The feminine genius, established and fortified in their family, extended beyond their relationship. Veronica, said Miriam, helped her to develop deep and meaningful friendships.
“I have so many different relationships in place because of Veronica,” Miriam said. Her sister’s willingness to befriend people outside of her assumed “typical” circle, resulting in many unlikely friendships, is something she learned to imitate: “I’ve learned how to reach out of my comfort zone because I’ve seen her do it too.”
“They all come from these different walks of life… it doesn’t matter to her. Which I think is really cool. That’s definitely impacted how I’ve made friends.”
Veronica also showed Miriam an example of emotionally supportive friendships--something that certainly speaks of the feminine genius.
“They all feel so comfortable telling her stuff,” Miriam said of Veronica’s friends.
Veronica herself felt her friendships strengthen because of her their renewed, intuitive sisterly bonds.
“I was able to be more in touch with her and maybe even with my other friends, too,” she said. “I don’t think I’d be able to have… that same relationship with them if I didn’t have sisters.”

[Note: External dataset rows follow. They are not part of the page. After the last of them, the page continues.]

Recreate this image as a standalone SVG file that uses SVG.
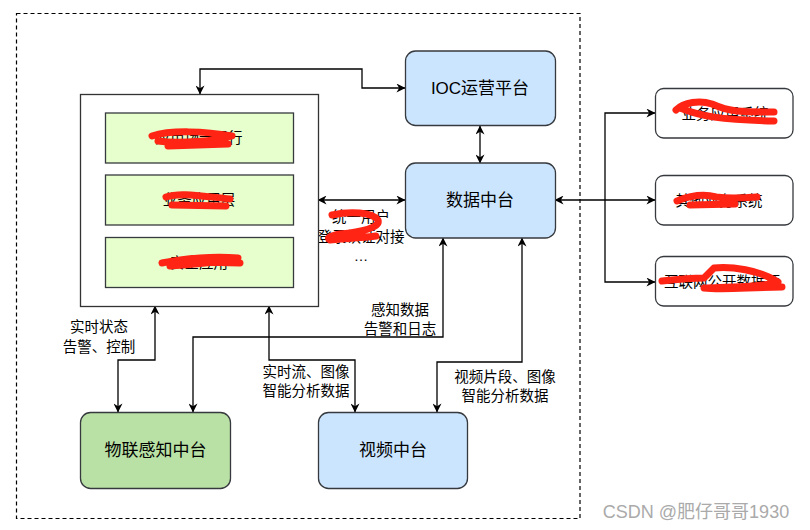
<svg xmlns="http://www.w3.org/2000/svg" width="810" height="530" viewBox="0 0 810 530">
<defs>
<marker id="ah" viewBox="0 0 10 10" refX="9.5" refY="5" markerWidth="9" markerHeight="9" orient="auto-start-reverse" markerUnits="userSpaceOnUse">
<path d="M0,0 L10,5 L0,10 L3,5 Z" fill="#000"/>
</marker>
<style>
.t{font-family:"Liberation Sans","Noto Sans CJK SC",sans-serif;fill:#000;text-anchor:middle}
.n{font-size:17px}
.l{font-size:14.5px}
.blue{fill:#cce5ff;stroke:#36393d;stroke-width:1.3}
.green{fill:#b9e0a5;stroke:#36393d;stroke-width:1.3}
.lg{fill:#e6ffcc;stroke:#36393d;stroke-width:1.3}
.wb{fill:#fff;stroke:#36393d;stroke-width:1.3}
.c{fill:none;stroke:#000;stroke-width:1.3;marker-end:url(#ah)}
.cb{fill:none;stroke:#000;stroke-width:1.3;marker-end:url(#ah);marker-start:url(#ah)}
.red{fill:none;stroke:#ff2414;stroke-width:7;stroke-linecap:round;stroke-linejoin:round}
</style>
</defs>
<rect width="810" height="530" fill="#fff"/>
<rect x="16.5" y="13.5" width="563.5" height="505" fill="none" stroke="#000" stroke-width="1.2" stroke-dasharray="4,3"/>

<g id="connectors">
<polyline class="cb" points="200,94 200,69 362,69 362,88 405,88"/>
<line class="cb" x1="480" y1="126" x2="480" y2="163"/>
<line class="cb" x1="318" y1="200" x2="405" y2="200"/>
<line class="cb" x1="555" y1="200" x2="655" y2="200"/>
<polyline class="c" points="605,200 605,113 655,113"/>
<polyline class="c" points="605,200 605,282 655,282"/>
<polyline class="cb" points="155,306 155,360 118,360 118,412"/>
<polyline class="cb" points="269,306 269,360 355,360 355,412"/>
<polyline class="cb" points="443,238 443,337 193,337 193,412"/>
<polyline class="cb" points="522,238 522,362 437,362 437,412"/>
<text class="t l" x="361" y="222">统一用户</text>
<text class="t l" x="361" y="242">登录认证对接</text>
<text class="t l" x="361" y="261">…</text>
<path class="red" d="M332,215 C350,211 372,212 378,220 C381,228 360,232 340,234 C330,236 326,238 330,240 C350,238 372,237 376,236"/>
<text class="t l" x="99" y="332">实时状态</text>
<text class="t l" x="99" y="352">告警、控制</text>
<text class="t l" x="306" y="377">实时流、图像</text>
<text class="t l" x="306" y="396">智能分析数据</text>
<text class="t l" x="400" y="315">感知数据</text>
<text class="t l" x="400" y="334">告警和日志</text>
<text class="t l" x="505" y="382">视频片段、图像</text>
<text class="t l" x="505" y="401">智能分析数据</text>
</g>

<g id="app-container">
<rect x="80.5" y="94.5" width="238" height="212" fill="#fff" stroke="#333" stroke-width="1.3"/>
</g>
<g id="app1">
<rect class="lg" x="105.5" y="113" width="188" height="50"/>
<text class="t l" x="199" y="143">应用场景运行</text>
<path class="red" d="M152,136 C170,130 205,131 232,136 C215,141 180,144 158,141 M168,146 L228,144"/>
</g>
<g id="app2">
<rect class="lg" x="105.5" y="175" width="188" height="50"/>
<text class="t l" x="199" y="205">业务应用层</text>
<path class="red" d="M166,197 C180,192 200,196 230,199 M172,205 L226,206"/>
</g>
<g id="app3">
<rect class="lg" x="105.5" y="237.5" width="188" height="50"/>
<text class="t l" x="199" y="268">安全应用</text>
<path class="red" d="M162,263 C185,258 215,256 238,258 C225,262 200,264 170,266 M200,262 L240,263"/>
</g>

<g id="ioc">
<rect class="blue" x="405.5" y="51" width="150" height="74.5" rx="10"/>
<text class="t n" x="480" y="94">IOC运营平台</text>
</g>
<g id="data-center">
<rect class="blue" x="405.5" y="163" width="150" height="75" rx="10"/>
<text class="t n" x="480" y="206">数据中台</text>
</g>

<g id="sys1">
<rect class="wb" x="655.5" y="88.5" width="137.5" height="49.5" rx="8"/>
<text class="t l" x="725" y="119">业务应用系统</text>
<path class="red" d="M676,110 C684,102 700,100 712,104 C730,112 740,112 774,112 M680,108 C700,116 720,120 774,121"/>
</g>
<g id="sys2">
<rect class="wb" x="655.5" y="175.5" width="137.5" height="49.5" rx="8"/>
<text class="t l" x="719" y="206">其他业务系统</text>
<path class="red" d="M677,201 C692,195 705,194 716,197 C730,199 745,198 757,197 M690,205 L735,204"/>
</g>
<g id="sys3">
<rect class="wb" x="655.5" y="256.5" width="137.5" height="49.5" rx="8"/>
<text class="t l" x="722" y="287">互联网公开数据源</text>
<path class="red" d="M662,281 C680,279 700,278 704,278 L714,268 C730,266 760,270 778,282 C760,288 720,287 704,288 C720,290 740,288 782,287"/>
</g>

<g id="iot">
<rect class="green" x="80.5" y="412.5" width="150" height="76" rx="10"/>
<text class="t n" x="155.5" y="456">物联感知中台</text>
</g>
<g id="video">
<rect class="blue" x="318.5" y="412.5" width="149" height="76" rx="10"/>
<text class="t n" x="393" y="456">视频中台</text>
</g>

<text x="696" y="518" font-family="Liberation Sans,Noto Sans CJK SC,sans-serif" font-size="18" fill="#aaa" text-anchor="middle">CSDN @肥仔哥哥1930</text>
</svg>
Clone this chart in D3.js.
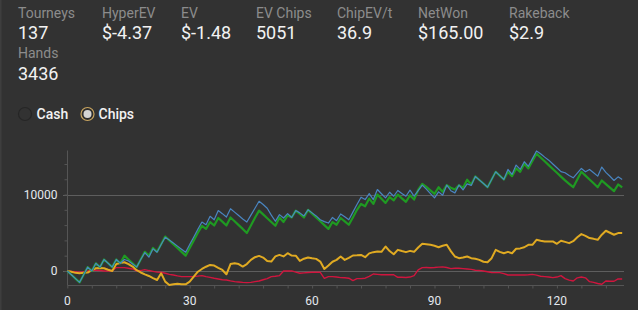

Thus, the feminine genius, if adequately fostered in the context of the home, has the capability to pour into relationships of all kinds and help to water the thirst of humanity for genuine love. The impact of “the genius of woman” is unparalleled.
“Describe your sister.”
CNA interviewed the Miller sisters separately, but we asked both sisters to describe the other. Here are their answers:
Miriam, on Veronica:
-“She’s super big-hearted and she’s super compassionate and she’s super kind.”
- She is “wise beyond her years.”
- She “has so many smart things to say.”
-“She cares SO much.”
-“She’s super hard working and super smart, but she’s so humble about it… She’ll never talk about it. Like she didn’t tell you she graduated from high school when she was 15.” (Miriam is correct--Veronica definitely did not tell me this.)
-“She’s really accomplished.”
-She’s humble: “She’s so good at what she does, but she won’t talk about it.”
-She’s “super pretty, super nice, super holy… and it doesn’t affect her.”
Veronica, on Miriam:
-“She cares about other people a lot. If she would get together with someone and have coffee with them, she’s totally happy sitting and listening to the other person talk the whole time and will ask the other person questions and doesn’t really talk about herself.”
-“She’s very joyful. Like, all the time.”
-“She’s awesome. She’s out of town right now, so I miss her, too.”
-“Just in the way she lives, you can just tell that she cares so much about other people.”
-“If you ask her if she has a hair tie, she’ll literally pull the hair tie out of her hair and give it to you.”
-“She’s super strong.”
-“And she’s very mature, too, I think.”